The comparative results state that the proposed PLL shows more convenient performance when the input has a single frequency. Unlike the SOGI-PLL, which provides attenuation of the harmonics in the QSG block, the proposed PLL can only provide harmonic attenuation by decreasing its bandwidth. However, as shown in Fig. 15, convenient estimation can also be obtained in the steady state by the proposed PLL even under a distorted grid.

 

V. CONCLUSIONS

The issues related to the single phase PLL are systematically discussed in this paper. By introducing conjugate rotating vector pair, the pulsing single phase input vector in the stationary reference frame is synthesized with both the positive rotating vector and the negative rotating vector. A single phase SRF-PLL is proposed in this paper by utilizing the characteristics of the conjugate rotating vector pair. It is distinguished by a constant zero β input. The design of the PLL parameters is divided into the LPF design in the PD and the loop filter design. A time domain phase detector model of the proposed PLL is derived, and a numerical simulation method is proposed to evaluate the performance of the PD with different LPF cut-off frequencies.
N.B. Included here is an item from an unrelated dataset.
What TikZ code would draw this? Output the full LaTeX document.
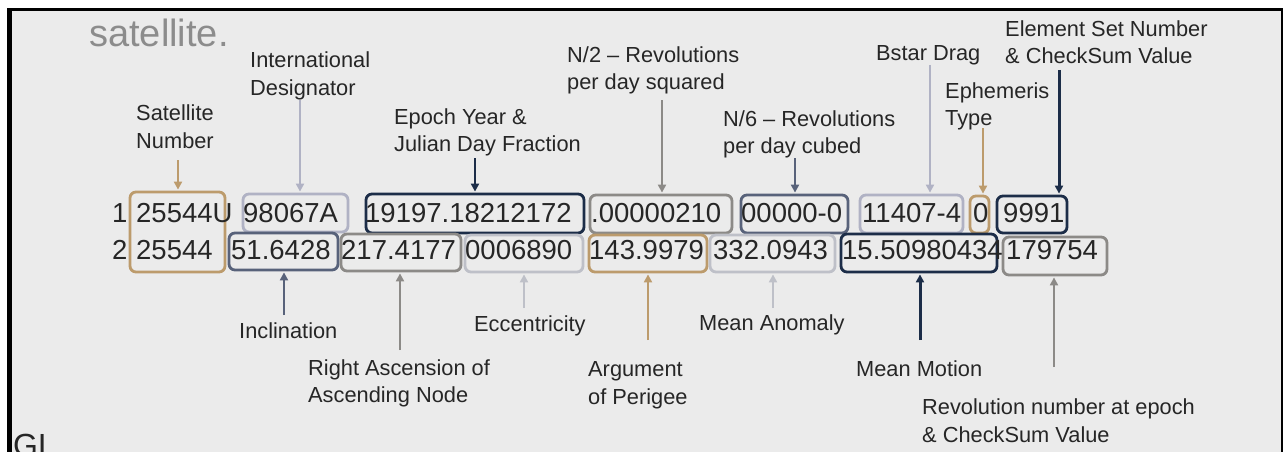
\documentclass[tikz,border=0pt]{standalone}
\usepackage{fontspec}
\setmainfont{Liberation Sans}
\usepackage{xcolor}
\usepackage{tikz}
\usetikzlibrary{arrows.meta}
\usetikzlibrary{positioning}

\definecolor{slidebg}{RGB}{235,235,235}
\definecolor{ink}{RGB}{38,38,38}
\definecolor{titlegrey}{RGB}{140,140,140}
\definecolor{tanline}{RGB}{188,155,108}
\definecolor{navyline}{RGB}{28,45,72}
\definecolor{slateline}{RGB}{88,98,122}
\definecolor{greyline}{RGB}{140,138,135}
\definecolor{paleblue}{RGB}{176,178,196}
\definecolor{palegrey}{RGB}{190,192,200}

\begin{document}
\begin{tikzpicture}[x=1pt,y=-1pt,>={Triangle[length=8pt,width=8pt]},shorten >=1pt]
	\tikzstyle{fld}=[draw, rounded corners=6pt, line width=2.8pt, inner sep=0pt]
	\tikzstyle{num}=[anchor=base west, inner sep=0pt, text=ink, font=\fontsize{27.5}{33}\selectfont]
	\tikzstyle{lab}=[anchor=base west, inner sep=0pt, align=left, text=ink, font=\fontsize{21.8}{27.5}\selectfont]
	\tikzstyle{pin}=[line width=2pt]
	\tikzstyle{bigpin}=[line width=3pt]

	\useasboundingbox (0,0) rectangle (1283,452);
	% slide frame
	\fill[white] (0,0) rectangle (1283,452);
	\fill[black] (7,8) rectangle (1283,460);
	\fill[slidebg] (12,11.5) rectangle (1281,460);

	\node[anchor=base west, inner sep=0pt, text=titlegrey, font=\fontsize{38}{42}\selectfont] (title) at (89,47) {satellite.};
	\node[anchor=base west, inner sep=0pt, text=ink, font=\fontsize{32}{36}\selectfont] (gl) at (13,456) {GL};

	% boxes, line 1
	\node[fld, tanline, minimum width=95pt, minimum height=80pt] (SN) at (177.5,232) {};
	\node[fld, paleblue, minimum width=105pt, minimum height=38pt] (ID) at (295.5,213) {};
	\node[fld, navyline, minimum width=218pt, minimum height=39pt] (EP) at (475,213.5) {};
	\node[fld, greyline, minimum width=142pt, minimum height=38pt] (N2) at (661,214) {};
	\node[fld, slateline, minimum width=107pt, minimum height=38pt] (N6) at (794.5,214) {};
	\node[fld, paleblue, minimum width=103pt, minimum height=38pt] (BS) at (911.5,214) {};
	\node[fld, tanline, minimum width=19pt, minimum height=37pt] (ET) at (979.5,214.5) {};
	\node[fld, navyline, minimum width=70pt, minimum height=37pt] (ES) at (1032,214.5) {};
	% boxes, line 2
	\node[fld, slateline, minimum width=109pt, minimum height=37pt] (IN) at (283.5,251.5) {};
	\node[fld, greyline, minimum width=120pt, minimum height=37pt] (RA) at (401,252.5) {};
	\node[fld, palegrey, minimum width=118pt, minimum height=37pt] (EC) at (524,253.5) {};
	\node[fld, tanline, minimum width=118pt, minimum height=37pt] (AP) at (648,253.5) {};
	\node[fld, palegrey, minimum width=125pt, minimum height=37pt] (MA) at (772.5,253.5) {};
	\node[fld, navyline, minimum width=156pt, minimum height=38pt] (MM) at (919,253) {};
	\node[fld, greyline, minimum width=104pt, minimum height=38pt] (RN) at (1055,256) {};

	% the two element lines
	\node[num] (l1) at (112,222) {1};
	\node[num] (l1a) at (136,222) {25544U};
	\node[num] (l1b) at (243,222) {98067A};
	\node[num] (l1c) at (365,222) {19197.18212172};
	\node[num] (l1d) at (591,222) {.00000210};
	\node[num] (l1e) at (741,222) {00000-0};
	\node[num] (l1f) at (862,222) {11407-4};
	\node[num] (l1g) at (973,222) {0};
	\node[num] (l1h) at (1003,222) {9991};
	\node[num] (l2) at (112,259) {2};
	\node[num] (l2a) at (136,259) {25544};
	\node[num] (l2b) at (231,259) {51.6428};
	\node[num] (l2c) at (341,259) {217.4177};
	\node[num] (l2d) at (465,259) {0006890};
	\node[num] (l2e) at (589,259) {143.9979};
	\node[num] (l2f) at (713,259) {332.0943};
	\node[num] (l2g) at (842,259) {15.50980434};
	\node[num] (l2h) at (1006,259) {179754};

	% labels above (base = last line)
	\node[lab, anchor=base, align=center] (satnum) at (175,148) {Satellite\\Number};
	\node[lab] (intdes) at (250,95.5) {International\\Designator};
	\node[lab] (epoch) at (394,151.5) {Epoch Year \&\\Julian Day Fraction};
	\node[lab] (ndot) at (567,89.5) {N/2 -- Revolutions\\per day squared};
	\node[lab] (nddot) at (723,153.5) {N/6 -- Revolutions\\per day cubed};
	\node[lab] (bstar) at (876,60) {Bstar Drag};
	\node[lab] (ephem) at (945,125.5) {Ephemeris\\Type};
	\node[lab] (elset) at (1005,63.5) {Element Set Number\\\& CheckSum Value};
	% labels below
	\node[lab] (incl) at (239,338) {Inclination};
	\node[lab] (raan) at (308,402.5) {Right Ascension of\\Ascending Node};
	\node[lab] (ecc) at (474,331) {Eccentricity};
	\node[lab] (argp) at (588,404) {Argument\\of Perigee};
	\node[lab] (manom) at (699,330) {Mean Anomaly};
	\node[lab] (mmot) at (856,376) {Mean Motion};
	\node[lab] (revn) at (922,442) {Revolution number at epoch\\\& CheckSum Value};

	% arrow tails
	\coordinate (tSN) at (178,160);
	\coordinate (tID) at (300,100);
	\coordinate (tEP) at (475,158);
	\coordinate (tN2) at (662,100);
	\coordinate (tN6) at (795,158);
	\coordinate (tBS) at (930,65);
	\coordinate (tET) at (983,128);
	\coordinate (tES) at (1059,70);
	\coordinate (tIN) at (284,315);
	\coordinate (tRA) at (400,350);
	\coordinate (tEC) at (524,308);
	\coordinate (tAP) at (648,340);
	\coordinate (tMA) at (773,308);
	\coordinate (tMM) at (920,340);
	\coordinate (tRN) at (1054,367);

	\path[->]
		(tSN) edge [pin, tanline] (tSN |- SN.north)
		(tID) edge [pin, paleblue] (tID |- ID.north)
		(tEP) edge [pin, navyline] (tEP |- EP.north)
		(tN2) edge [pin, greyline] (tN2 |- N2.north)
		(tN6) edge [pin, slateline] (tN6 |- N6.north)
		(tBS) edge [pin, paleblue] (tBS |- BS.north)
		(tET) edge [pin, tanline] (tET |- ET.north)
		(tES) edge [bigpin, navyline] (tES |- ES.north)
		(tIN) edge [pin, slateline] (tIN |- IN.south)
		(tRA) edge [pin, greyline] (tRA |- RA.south)
		(tEC) edge [pin, palegrey] (tEC |- EC.south)
		(tAP) edge [pin, tanline] (tAP |- AP.south)
		(tMA) edge [pin, palegrey] (tMA |- MA.south)
		(tMM) edge [bigpin, navyline] (tMM |- MM.south)
		(tRN) edge [pin, greyline] (tRN |- RN.south);
\end{tikzpicture}
\end{document}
The LF design is revised, and a brief guideline is described. Comprehensive tests are executed to verify and evaluate the proposed PLL performance. The bandwidth of the PLL, which is between 0.21 and 1.05 times the input frequency, is acceptable. Experimental results show that the PLL with suitable parameters provides satisfactory phase angle estimation in one input cycle. They also show that the estimation error can be eliminated in four input cycles for the most severe conditions.